They really do not multitask in a pc sense of it. Apps are simply suspended and do not do any work on background. Basically, resuming an app will bring it back to exact state you left it. For example, download, or YouTube video loading. Resuming YouTube app will not give you a fully loaded video. Chances are you will have to Redownload the entire thing.
Once again, I have to disagree. I use the multitasking aspect on a regular basis. Different apps use the functionality differently. Some simply suspend, others will continue to do work of one sort or another in the background.

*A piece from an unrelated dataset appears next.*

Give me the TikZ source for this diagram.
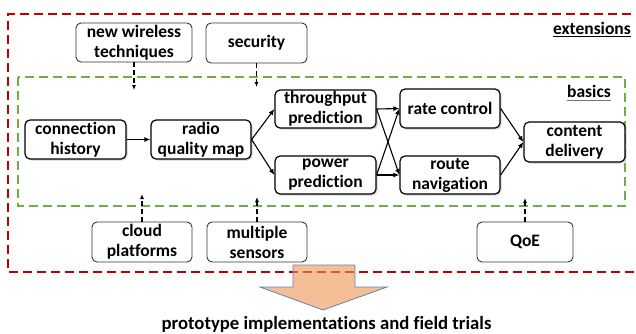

Just before I started typing this response, I switched to the YouTube app and started it downloading a video. Now, when I switch over to it, I see that it is about a third downloaded. I stayed on it just long enough for the screen to update (it starts by showing essentially a screen cap from when I switched away from it), then came back to Safari. In another minute I'll switch back again.
In the mean time, another example, I use GoodReader on a regular basis to download files from the net. I launch GR, enter the URL or browse to the file that I want to download, click and it starts downloading. Next I hit my home button to get out of GR and go and do other things. GR happily continues to download in the background.
Yet another example, most audio apps (except ones where the developer hasn't gotten around to updating it to take advantage of multitasking) will continue to play in the background while you are in a different app doing something else.
So, when you think about multitasking, what do you think of? Most apps will simply suspend because they don't have anything to do when not interacting with the user. Apps like YouTube and GR do have things they can do while the user is elsewhere, so they do...to some extent, anyway.
I just switched back to the YouTube app, and it was still at about a third done. I stared at it a while and it never budged. This is an issue I have with YouTube, and I've seen it on a regular basis (and YouTube isn't the only streaming video source that does this, either). It seems that it won't continue to load a video until you get to a certain point in the video. Of course, if your connection is slow (or YouTube is being slow - which it is most of the time in my experience), then you really want it to download the entire thing before you try to watch it, but it just won't do that.
Anyway, there is multitasking in iOS. It's not exactly the same as the way that multitasking functions on a PC, but that doesn't mean that it's not multitasking. In iOS, the system handles the multitasking and memory management. When memory starts getting too full, the system sends a quit command to the app that is farthest down the stack. This reduces memory use and allows the user to continue to work freely without needing to worry about directly controlling memory management. Of course, one of the downsides of this is that there may be a possibility that the app farthest down the stack was actually doing something in the background and the quit command will interrupt it, though I'm finding myself hard pressed to imagine what that would be. Even when I'm downloading a 150MB file in GR, it only takes a few minutes, and I'd have to be jumping in and out of a lot of different apps to force the system to run out of memory to such a degree that GR would be pushed all the way to the bottom of the stack and then sent a quit instruction.
I'm not sure why Meanee is so down on iOS, but every one of his posts have had negative spins and essentially wrong information in them. So, take what he says with a grain of salt (as you should take what anyone around here says with a grain of salt, including me). Follow up on what you learn here with your own research.